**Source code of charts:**
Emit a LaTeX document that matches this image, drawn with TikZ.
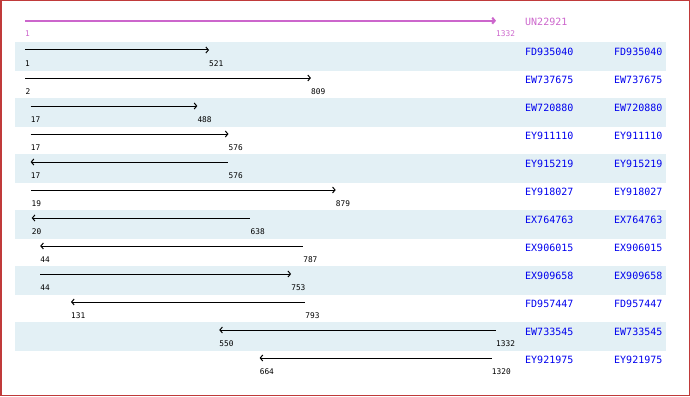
\documentclass[tikz,border=0pt]{standalone}
\usepackage{fontspec}
\setmonofont{DejaVu Sans Mono}
\usepackage{xcolor}
\usepackage{tikz}
\usetikzlibrary{arrows.meta}

\definecolor{bandblue}{HTML}{E3F0F5}
\definecolor{hitblue}{HTML}{0000EE}
\definecolor{querypink}{HTML}{CC66CC}
\definecolor{framered}{HTML}{C03A3A}

\begin{document}
\begin{tikzpicture}[x=1pt, y=-1pt, >={Straight Barb[length=2.5pt,width=6pt]},
		band/.style={fill=bandblue, draw=none},
		hit/.style={line width=1pt, black},
		coord/.style={anchor=west, inner sep=0pt, font=\fontsize{7.8}{8}\selectfont\ttfamily},
		acc/.style={anchor=west, inner sep=0pt, text=hitblue, font=\fontsize{10}{11}\selectfont\ttfamily}]
			\useasboundingbox (0,0) rectangle (690,396);
			\draw[framered, line width=1.5pt] (0.75,0.75) rectangle (689.25,395.25);

			% shaded rows
			\fill[band] (15,42) rectangle (665.7,70.7);
			\fill[band] (15,98) rectangle (665.7,126.7);
			\fill[band] (15,154) rectangle (665.7,182.7);
			\fill[band] (15,210) rectangle (665.7,238.7);
			\fill[band] (15,266) rectangle (665.7,294.7);
			\fill[band] (15,322) rectangle (665.7,350.7);

			% positions along the query, 1..1332
			\begin{scope}[x=0.35387pt, xshift=24.646pt]
			\coordinate (q0) at (1,20.7);
			\coordinate (q1) at (1332,20.7);
			\node[coord, text=querypink] (qs) at (1,34) {1};
			\node[coord, text=querypink] (qe) at (1332,34) {1332};

			\coordinate (a1) at (1,50);    \coordinate (b1) at (521,50);
			\coordinate (a2) at (2,78);    \coordinate (b2) at (809,78);
			\coordinate (a3) at (17,106);  \coordinate (b3) at (488,106);
			\coordinate (a4) at (17,134);  \coordinate (b4) at (576,134);
			\coordinate (a5) at (17,162);  \coordinate (b5) at (576,162);
			\coordinate (a6) at (19,190);  \coordinate (b6) at (879,190);
			\coordinate (a7) at (20,218);  \coordinate (b7) at (638,218);
			\coordinate (a8) at (44,246);  \coordinate (b8) at (787,246);
			\coordinate (a9) at (44,274);  \coordinate (b9) at (753,274);
			\coordinate (a10) at (131,302); \coordinate (b10) at (793,302);
			\coordinate (a11) at (550,330); \coordinate (b11) at (1332,330);
			\coordinate (a12) at (664,358); \coordinate (b12) at (1320,358);

			\node[coord] (sa1) at (1,64) {1};       \node[coord] (sb1) at (521,64) {521};
			\node[coord] (sa2) at (2,92) {2};       \node[coord] (sb2) at (809,92) {809};
			\node[coord] (sa3) at (17,120) {17};    \node[coord] (sb3) at (488,120) {488};
			\node[coord] (sa4) at (17,148) {17};    \node[coord] (sb4) at (576,148) {576};
			\node[coord] (sa5) at (17,176) {17};    \node[coord] (sb5) at (576,176) {576};
			\node[coord] (sa6) at (19,204) {19};    \node[coord] (sb6) at (879,204) {879};
			\node[coord] (sa7) at (20,232) {20};    \node[coord] (sb7) at (638,232) {638};
			\node[coord] (sa8) at (44,260) {44};    \node[coord] (sb8) at (787,260) {787};
			\node[coord] (sa9) at (44,288) {44};    \node[coord] (sb9) at (753,288) {753};
			\node[coord] (sa10) at (131,316) {131}; \node[coord] (sb10) at (793,316) {793};
			\node[coord] (sa11) at (550,344) {550}; \node[coord] (sb11) at (1332,344) {1332};
			\node[coord] (sa12) at (664,372) {664}; \node[coord] (sb12) at (1320,372) {1320};
			\end{scope}

			\node[acc, text=querypink] (un) at (525,22) {UN22921};
			\node[acc] (h1) at (525,51.5) {FD935040};  \node[acc] (g1) at (614,51.5) {FD935040};
			\node[acc] (h2) at (525,79.5) {EW737675};  \node[acc] (g2) at (614,79.5) {EW737675};
			\node[acc] (h3) at (525,107.5) {EW720880}; \node[acc] (g3) at (614,107.5) {EW720880};
			\node[acc] (h4) at (525,135.5) {EY911110}; \node[acc] (g4) at (614,135.5) {EY911110};
			\node[acc] (h5) at (525,163.5) {EY915219}; \node[acc] (g5) at (614,163.5) {EY915219};
			\node[acc] (h6) at (525,191.5) {EY918027}; \node[acc] (g6) at (614,191.5) {EY918027};
			\node[acc] (h7) at (525,219.5) {EX764763}; \node[acc] (g7) at (614,219.5) {EX764763};
			\node[acc] (h8) at (525,247.5) {EX906015}; \node[acc] (g8) at (614,247.5) {EX906015};
			\node[acc] (h9) at (525,275.5) {EX909658}; \node[acc] (g9) at (614,275.5) {EX909658};
			\node[acc] (h10) at (525,303.5) {FD957447}; \node[acc] (g10) at (614,303.5) {FD957447};
			\node[acc] (h11) at (525,331.5) {EW733545}; \node[acc] (g11) at (614,331.5) {EW733545};
			\node[acc] (h12) at (525,359.5) {EY921975}; \node[acc] (g12) at (614,359.5) {EY921975};

			\path
			(q0) edge[->, querypink, line width=2pt] (q1)
			(a1) edge[hit, ->] (b1)
			(a2) edge[hit, ->] (b2)
			(a3) edge[hit, ->] (b3)
			(a4) edge[hit, ->] (b4)
			(a5) edge[hit, <-] (b5)
			(a6) edge[hit, ->] (b6)
			(a7) edge[hit, <-] (b7)
			(a8) edge[hit, <-] (b8)
			(a9) edge[hit, ->] (b9)
			(a10) edge[hit, <-] (b10)
			(a11) edge[hit, <-] (b11)
			(a12) edge[hit, <-] (b12);
		\end{tikzpicture}
\end{document}
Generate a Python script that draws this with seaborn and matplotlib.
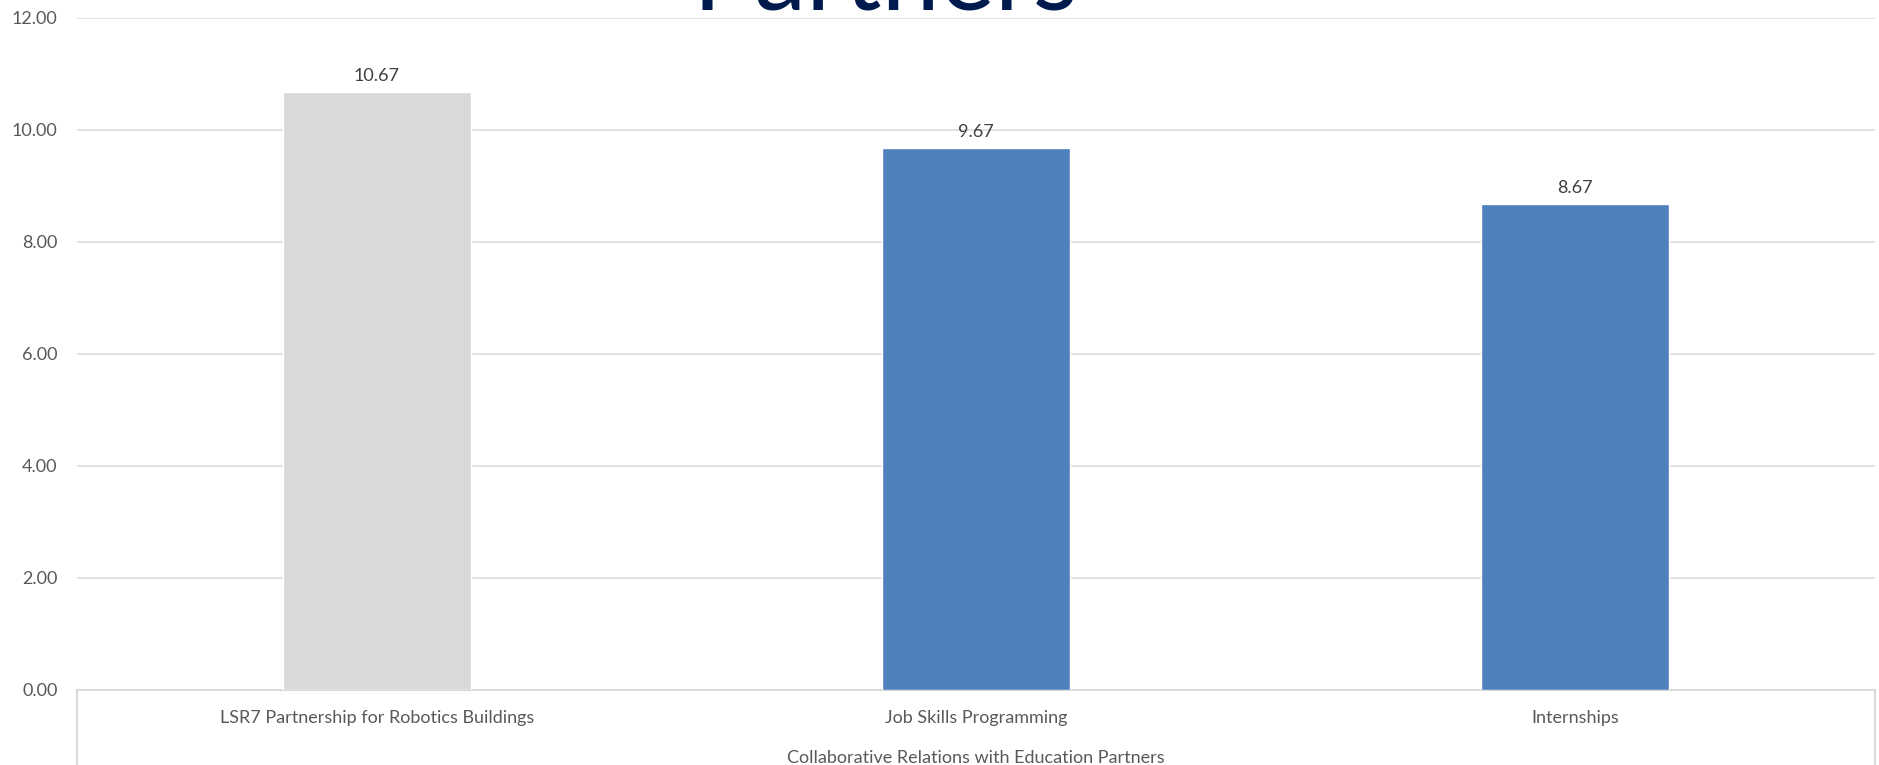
import matplotlib
matplotlib.use("Agg")
import matplotlib.pyplot as plt
import seaborn as sns
import pandas as pd
from matplotlib.lines import Line2D

categories = ["LSR7 Partnership for Robotics Buildings", "Job Skills Programming", "Internships"]
values = [10.67, 9.67, 8.67]
bar_colors = ["#D9D9D9", "#4F81BD", "#4F81BD"]
group_label = "Collaborative Relations with Education Partners"
title = "Partners"
yticks = [0, 2, 4, 6, 8, 10, 12]

sns.set_theme(style="white")
plt.rcParams["font.family"] = ["Lato", "DejaVu Sans"]

df = pd.DataFrame({"category": categories, "value": values})

W, H = 1879, 765
fig = plt.figure(figsize=(W / 100, H / 100), dpi=100)
ax = fig.add_axes([77 / W, 1 - 690 / H, 1798 / W, 672 / H])

sns.barplot(data=df, x="category", y="value", hue="category",
            palette=dict(zip(categories, bar_colors)), width=0.314,
            legend=False, ax=ax, saturation=1, zorder=3)

for c in ax.containers:
    ax.bar_label(c, fmt="%.2f", padding=6, fontsize=13, color="#404040")

ax.set_ylim(0, 12)
ax.set_xlim(-0.5, 2.5)
ax.set_yticks(yticks)
ax.set_yticklabels([f"{v:.2f}" for v in yticks])
ax.yaxis.grid(True, color="#D9D9D9", linewidth=1.1, zorder=0)
ax.set_axisbelow(True)
for s in ["top", "left", "right"]:
    ax.spines[s].set_visible(False)
ax.spines["bottom"].set_color("#D9D9D9")
ax.spines["bottom"].set_linewidth(1.5)
ax.tick_params(axis="y", length=0, pad=14, labelsize=13, labelcolor="#595959")
ax.tick_params(axis="x", length=0, pad=14.5, labelsize=13, labelcolor="#595959")
ax.set_ylabel("")
ax.set_xlabel(group_label, fontsize=13, color="#595959", labelpad=17)

# table-like box under the axis
for xa in (0.0, 1.0):
    ax.add_line(Line2D([xa, xa], [0, -0.2], transform=ax.transAxes,
                       color="#D9D9D9", linewidth=1.5, clip_on=False))

fig.text(885 / W, 1 - 10 / H, title, ha="center", va="baseline",
         fontsize=75, color="#001A4E")

fig.savefig("out.png", dpi=100, facecolor="white")
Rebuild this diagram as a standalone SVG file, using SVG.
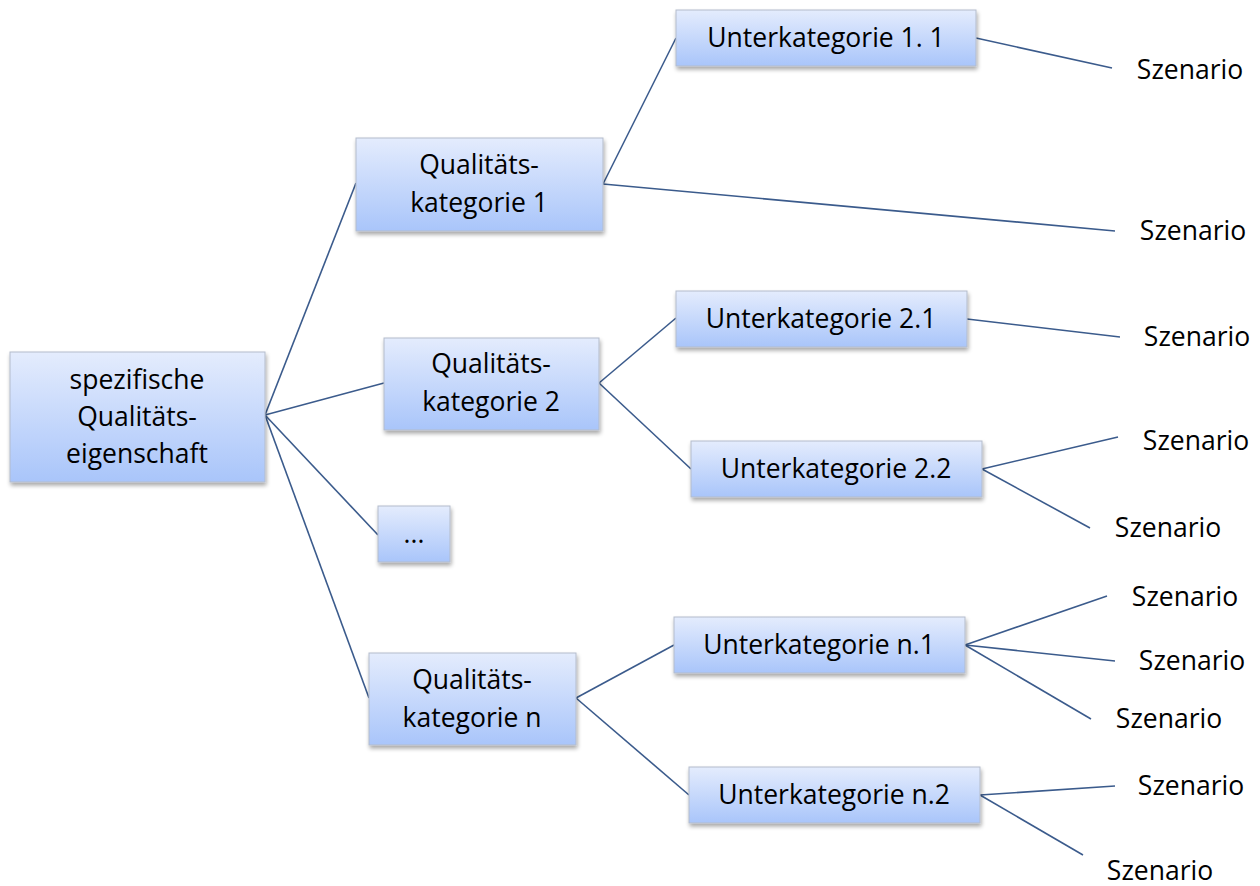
<svg xmlns="http://www.w3.org/2000/svg" width="1260" height="886" viewBox="0 0 1260 886">
<defs>
<linearGradient id="g" x1="0" y1="0" x2="0" y2="1">
<stop offset="0" stop-color="#e4ecfd"/>
<stop offset="1" stop-color="#a9c5fa"/>
</linearGradient>
<filter id="sh" x="-10%" y="-10%" width="130%" height="140%">
<feGaussianBlur in="SourceAlpha" stdDeviation="2"/>
<feOffset dx="1" dy="3"/>
<feComponentTransfer><feFuncA type="linear" slope="0.35"/></feComponentTransfer>
<feMerge><feMergeNode/><feMergeNode in="SourceGraphic"/></feMerge>
</filter>
</defs>
<style>
.box{fill:url(#g);stroke:#b4bccb;stroke-width:1;filter:url(#sh)}
text{font-family:"Open Sans","Liberation Sans",sans-serif;font-size:26.5px;fill:#000;text-anchor:middle}
.c line{stroke:#3b5b8c;stroke-width:1.6}
</style>
<rect width="1260" height="886" fill="#fff"/>
<g class="c" id="connectors">
<line x1="265" y1="415" x2="356" y2="183"/>
<line x1="265" y1="415" x2="384" y2="383"/>
<line x1="265" y1="415" x2="378" y2="535"/>
<line x1="265" y1="415" x2="369" y2="698"/>
<line x1="603" y1="184" x2="676" y2="38"/>
<line x1="603" y1="184" x2="1115" y2="231"/>
<line x1="976" y1="38" x2="1112" y2="68"/>
<line x1="599" y1="383" x2="676" y2="318"/>
<line x1="599" y1="383" x2="691" y2="469"/>
<line x1="967" y1="319" x2="1120" y2="337"/>
<line x1="982" y1="469" x2="1118" y2="437"/>
<line x1="982" y1="469" x2="1090" y2="528"/>
<line x1="576" y1="698" x2="674" y2="645"/>
<line x1="576" y1="698" x2="689" y2="795"/>
<line x1="965" y1="645" x2="1107" y2="596"/>
<line x1="965" y1="645" x2="1115" y2="661"/>
<line x1="965" y1="645" x2="1091" y2="719"/>
<line x1="980" y1="795" x2="1115" y2="786"/>
<line x1="980" y1="795" x2="1083" y2="855"/>
</g>
<g id="root"><rect class="box" x="10" y="352" width="255" height="130"/>
<text x="137" y="389">spezifische</text><text x="137" y="426">Qualitäts-</text><text x="137" y="463">eigenschaft</text></g>
<g id="qk1"><rect class="box" x="356" y="138" width="247" height="93"/>
<text x="479" y="174">Qualitäts-</text><text x="479" y="212">kategorie 1</text></g>
<g id="qk2"><rect class="box" x="384" y="338" width="215" height="92"/>
<text x="491" y="373">Qualitäts-</text><text x="491" y="411">kategorie 2</text></g>
<g id="qkdots"><rect class="box" x="378" y="506" width="72" height="56"/>
<text x="414" y="543">...</text></g>
<g id="qkn"><rect class="box" x="369" y="653" width="207" height="92"/>
<text x="472" y="689">Qualitäts-</text><text x="472" y="727">kategorie n</text></g>
<g id="uk11"><rect class="box" x="676" y="10" width="300" height="56"/>
<text x="826" y="47">Unterkategorie 1. 1</text></g>
<g id="uk21"><rect class="box" x="676" y="291" width="291" height="56"/>
<text x="821" y="328">Unterkategorie 2.1</text></g>
<g id="uk22"><rect class="box" x="691" y="441" width="291" height="56"/>
<text x="836" y="478">Unterkategorie 2.2</text></g>
<g id="ukn1"><rect class="box" x="674" y="617" width="291" height="56"/>
<text x="819" y="654">Unterkategorie n.1</text></g>
<g id="ukn2"><rect class="box" x="689" y="767" width="291" height="56"/>
<text x="834" y="804">Unterkategorie n.2</text></g>
<g id="scenarios">
<text x="1190" y="79">Szenario</text>
<text x="1193" y="240">Szenario</text>
<text x="1197" y="346">Szenario</text>
<text x="1196" y="450">Szenario</text>
<text x="1168" y="537">Szenario</text>
<text x="1185" y="606">Szenario</text>
<text x="1192" y="670">Szenario</text>
<text x="1169" y="728">Szenario</text>
<text x="1191" y="795">Szenario</text>
<text x="1160" y="880">Szenario</text>
</g>
</svg>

**Stated task:** Return, please, the exact lines from the beginning of the entries above through the line containing "text=querypink] (qe) at", both included; pictures are left out.

**Finished task:**
Emit a LaTeX document that matches this image, drawn with TikZ.
\documentclass[tikz,border=0pt]{standalone}
\usepackage{fontspec}
\setmonofont{DejaVu Sans Mono}
\usepackage{xcolor}
\usepackage{tikz}
\usetikzlibrary{arrows.meta}

\definecolor{bandblue}{HTML}{E3F0F5}
\definecolor{hitblue}{HTML}{0000EE}
\definecolor{querypink}{HTML}{CC66CC}
\definecolor{framered}{HTML}{C03A3A}

\begin{document}
\begin{tikzpicture}[x=1pt, y=-1pt, >={Straight Barb[length=2.5pt,width=6pt]},
		band/.style={fill=bandblue, draw=none},
		hit/.style={line width=1pt, black},
		coord/.style={anchor=west, inner sep=0pt, font=\fontsize{7.8}{8}\selectfont\ttfamily},
		acc/.style={anchor=west, inner sep=0pt, text=hitblue, font=\fontsize{10}{11}\selectfont\ttfamily}]
			\useasboundingbox (0,0) rectangle (690,396);
			\draw[framered, line width=1.5pt] (0.75,0.75) rectangle (689.25,395.25);

			% shaded rows
			\fill[band] (15,42) rectangle (665.7,70.7);
			\fill[band] (15,98) rectangle (665.7,126.7);
			\fill[band] (15,154) rectangle (665.7,182.7);
			\fill[band] (15,210) rectangle (665.7,238.7);
			\fill[band] (15,266) rectangle (665.7,294.7);
			\fill[band] (15,322) rectangle (665.7,350.7);

			% positions along the query, 1..1332
			\begin{scope}[x=0.35387pt, xshift=24.646pt]
			\coordinate (q0) at (1,20.7);
			\coordinate (q1) at (1332,20.7);
			\node[coord, text=querypink] (qs) at (1,34) {1};
			\node[coord, text=querypink] (qe) at (1332,34) {1332};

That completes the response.